[BEGIN Dataset section]

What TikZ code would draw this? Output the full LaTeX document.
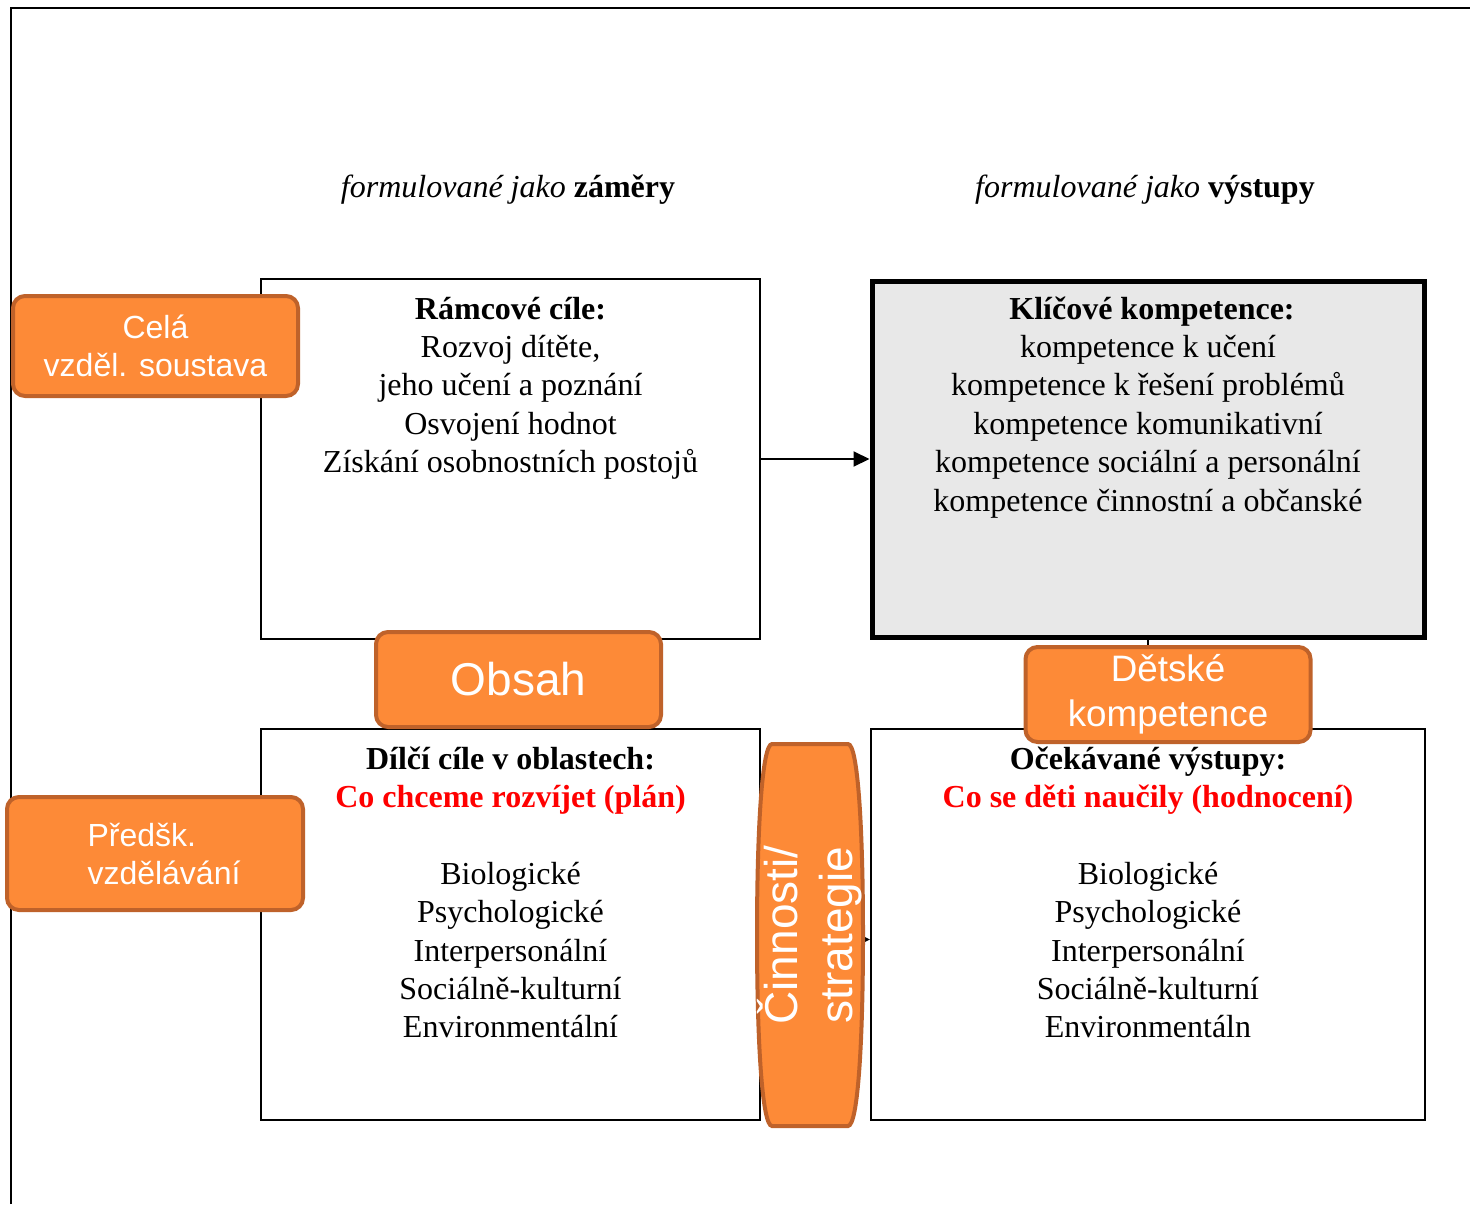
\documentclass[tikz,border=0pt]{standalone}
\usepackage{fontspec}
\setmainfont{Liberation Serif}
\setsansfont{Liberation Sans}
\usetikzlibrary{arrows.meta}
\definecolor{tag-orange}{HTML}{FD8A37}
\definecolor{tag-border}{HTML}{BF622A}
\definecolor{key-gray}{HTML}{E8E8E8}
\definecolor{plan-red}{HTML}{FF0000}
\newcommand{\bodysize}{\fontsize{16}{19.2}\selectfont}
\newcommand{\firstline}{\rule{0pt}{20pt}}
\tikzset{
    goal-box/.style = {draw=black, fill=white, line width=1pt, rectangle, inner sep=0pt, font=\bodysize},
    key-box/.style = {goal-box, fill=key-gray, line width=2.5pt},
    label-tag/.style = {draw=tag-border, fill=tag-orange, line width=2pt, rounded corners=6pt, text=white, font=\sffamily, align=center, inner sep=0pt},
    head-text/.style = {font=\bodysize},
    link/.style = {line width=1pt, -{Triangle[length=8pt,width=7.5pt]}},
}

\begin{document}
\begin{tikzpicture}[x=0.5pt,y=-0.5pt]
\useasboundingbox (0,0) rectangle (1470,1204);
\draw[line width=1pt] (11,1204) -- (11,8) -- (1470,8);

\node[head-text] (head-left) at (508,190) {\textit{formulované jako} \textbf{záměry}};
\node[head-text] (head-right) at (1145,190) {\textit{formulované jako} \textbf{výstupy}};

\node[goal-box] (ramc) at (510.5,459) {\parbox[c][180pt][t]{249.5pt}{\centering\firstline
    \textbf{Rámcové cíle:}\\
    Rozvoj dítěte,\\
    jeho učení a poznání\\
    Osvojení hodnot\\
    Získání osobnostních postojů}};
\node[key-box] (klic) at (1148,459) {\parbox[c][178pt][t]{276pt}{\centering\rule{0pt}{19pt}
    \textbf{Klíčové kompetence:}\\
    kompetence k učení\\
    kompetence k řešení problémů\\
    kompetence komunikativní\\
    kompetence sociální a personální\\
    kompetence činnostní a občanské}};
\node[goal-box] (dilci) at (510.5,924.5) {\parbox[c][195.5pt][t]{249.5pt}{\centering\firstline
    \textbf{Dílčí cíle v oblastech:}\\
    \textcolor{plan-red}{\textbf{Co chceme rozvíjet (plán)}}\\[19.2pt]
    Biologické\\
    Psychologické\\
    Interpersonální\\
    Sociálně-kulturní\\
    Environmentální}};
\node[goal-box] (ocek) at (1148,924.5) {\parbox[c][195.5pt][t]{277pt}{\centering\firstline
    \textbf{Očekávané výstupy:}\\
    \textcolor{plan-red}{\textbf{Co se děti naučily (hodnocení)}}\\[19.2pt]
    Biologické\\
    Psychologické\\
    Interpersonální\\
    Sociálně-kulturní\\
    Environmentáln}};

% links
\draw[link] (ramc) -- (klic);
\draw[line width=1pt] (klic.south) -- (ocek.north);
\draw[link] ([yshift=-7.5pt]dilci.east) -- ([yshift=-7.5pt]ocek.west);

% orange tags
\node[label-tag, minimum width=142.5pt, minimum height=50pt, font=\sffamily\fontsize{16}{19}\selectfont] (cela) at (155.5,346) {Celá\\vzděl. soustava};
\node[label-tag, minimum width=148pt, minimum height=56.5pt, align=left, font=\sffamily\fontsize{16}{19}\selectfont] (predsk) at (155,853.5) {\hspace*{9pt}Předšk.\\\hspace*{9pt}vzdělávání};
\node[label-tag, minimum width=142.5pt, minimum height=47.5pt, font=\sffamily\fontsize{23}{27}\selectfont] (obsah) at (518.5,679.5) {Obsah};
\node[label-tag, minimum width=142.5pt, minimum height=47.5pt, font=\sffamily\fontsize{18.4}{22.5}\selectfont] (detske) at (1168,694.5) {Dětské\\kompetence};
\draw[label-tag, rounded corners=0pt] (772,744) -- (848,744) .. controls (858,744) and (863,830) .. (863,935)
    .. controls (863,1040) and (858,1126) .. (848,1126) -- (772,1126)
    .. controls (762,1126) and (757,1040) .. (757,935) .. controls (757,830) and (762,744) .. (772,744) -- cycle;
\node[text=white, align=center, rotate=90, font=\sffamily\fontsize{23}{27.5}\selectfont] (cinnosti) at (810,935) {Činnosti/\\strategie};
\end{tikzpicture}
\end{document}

[END Dataset section]

### Task goal
Write out the data precisely as given, excluding the pictures.

### Solution for this task
What TikZ code would draw this? Output the full LaTeX document.
\documentclass[tikz,border=0pt]{standalone}
\usepackage{fontspec}
\setmainfont{Liberation Serif}
\setsansfont{Liberation Sans}
\usetikzlibrary{arrows.meta}
\definecolor{tag-orange}{HTML}{FD8A37}
\definecolor{tag-border}{HTML}{BF622A}
\definecolor{key-gray}{HTML}{E8E8E8}
\definecolor{plan-red}{HTML}{FF0000}
\newcommand{\bodysize}{\fontsize{16}{19.2}\selectfont}
\newcommand{\firstline}{\rule{0pt}{20pt}}
\tikzset{
    goal-box/.style = {draw=black, fill=white, line width=1pt, rectangle, inner sep=0pt, font=\bodysize},
    key-box/.style = {goal-box, fill=key-gray, line width=2.5pt},
    label-tag/.style = {draw=tag-border, fill=tag-orange, line width=2pt, rounded corners=6pt, text=white, font=\sffamily, align=center, inner sep=0pt},
    head-text/.style = {font=\bodysize},
    link/.style = {line width=1pt, -{Triangle[length=8pt,width=7.5pt]}},
}

\begin{document}
\begin{tikzpicture}[x=0.5pt,y=-0.5pt]
\useasboundingbox (0,0) rectangle (1470,1204);
\draw[line width=1pt] (11,1204) -- (11,8) -- (1470,8);

\node[head-text] (head-left) at (508,190) {\textit{formulované jako} \textbf{záměry}};
\node[head-text] (head-right) at (1145,190) {\textit{formulované jako} \textbf{výstupy}};

\node[goal-box] (ramc) at (510.5,459) {\parbox[c][180pt][t]{249.5pt}{\centering\firstline
    \textbf{Rámcové cíle:}\\
    Rozvoj dítěte,\\
    jeho učení a poznání\\
    Osvojení hodnot\\
    Získání osobnostních postojů}};
\node[key-box] (klic) at (1148,459) {\parbox[c][178pt][t]{276pt}{\centering\rule{0pt}{19pt}
    \textbf{Klíčové kompetence:}\\
    kompetence k učení\\
    kompetence k řešení problémů\\
    kompetence komunikativní\\
    kompetence sociální a personální\\
    kompetence činnostní a občanské}};
\node[goal-box] (dilci) at (510.5,924.5) {\parbox[c][195.5pt][t]{249.5pt}{\centering\firstline
    \textbf{Dílčí cíle v oblastech:}\\
    \textcolor{plan-red}{\textbf{Co chceme rozvíjet (plán)}}\\[19.2pt]
    Biologické\\
    Psychologické\\
    Interpersonální\\
    Sociálně-kulturní\\
    Environmentální}};
\node[goal-box] (ocek) at (1148,924.5) {\parbox[c][195.5pt][t]{277pt}{\centering\firstline
    \textbf{Očekávané výstupy:}\\
    \textcolor{plan-red}{\textbf{Co se děti naučily (hodnocení)}}\\[19.2pt]
    Biologické\\
    Psychologické\\
    Interpersonální\\
    Sociálně-kulturní\\
    Environmentáln}};

% links
\draw[link] (ramc) -- (klic);
\draw[line width=1pt] (klic.south) -- (ocek.north);
\draw[link] ([yshift=-7.5pt]dilci.east) -- ([yshift=-7.5pt]ocek.west);

% orange tags
\node[label-tag, minimum width=142.5pt, minimum height=50pt, font=\sffamily\fontsize{16}{19}\selectfont] (cela) at (155.5,346) {Celá\\vzděl. soustava};
\node[label-tag, minimum width=148pt, minimum height=56.5pt, align=left, font=\sffamily\fontsize{16}{19}\selectfont] (predsk) at (155,853.5) {\hspace*{9pt}Předšk.\\\hspace*{9pt}vzdělávání};
\node[label-tag, minimum width=142.5pt, minimum height=47.5pt, font=\sffamily\fontsize{23}{27}\selectfont] (obsah) at (518.5,679.5) {Obsah};
\node[label-tag, minimum width=142.5pt, minimum height=47.5pt, font=\sffamily\fontsize{18.4}{22.5}\selectfont] (detske) at (1168,694.5) {Dětské\\kompetence};
\draw[label-tag, rounded corners=0pt] (772,744) -- (848,744) .. controls (858,744) and (863,830) .. (863,935)
    .. controls (863,1040) and (858,1126) .. (848,1126) -- (772,1126)
    .. controls (762,1126) and (757,1040) .. (757,935) .. controls (757,830) and (762,744) .. (772,744) -- cycle;
\node[text=white, align=center, rotate=90, font=\sffamily\fontsize{23}{27.5}\selectfont] (cinnosti) at (810,935) {Činnosti/\\strategie};
\end{tikzpicture}
\end{document}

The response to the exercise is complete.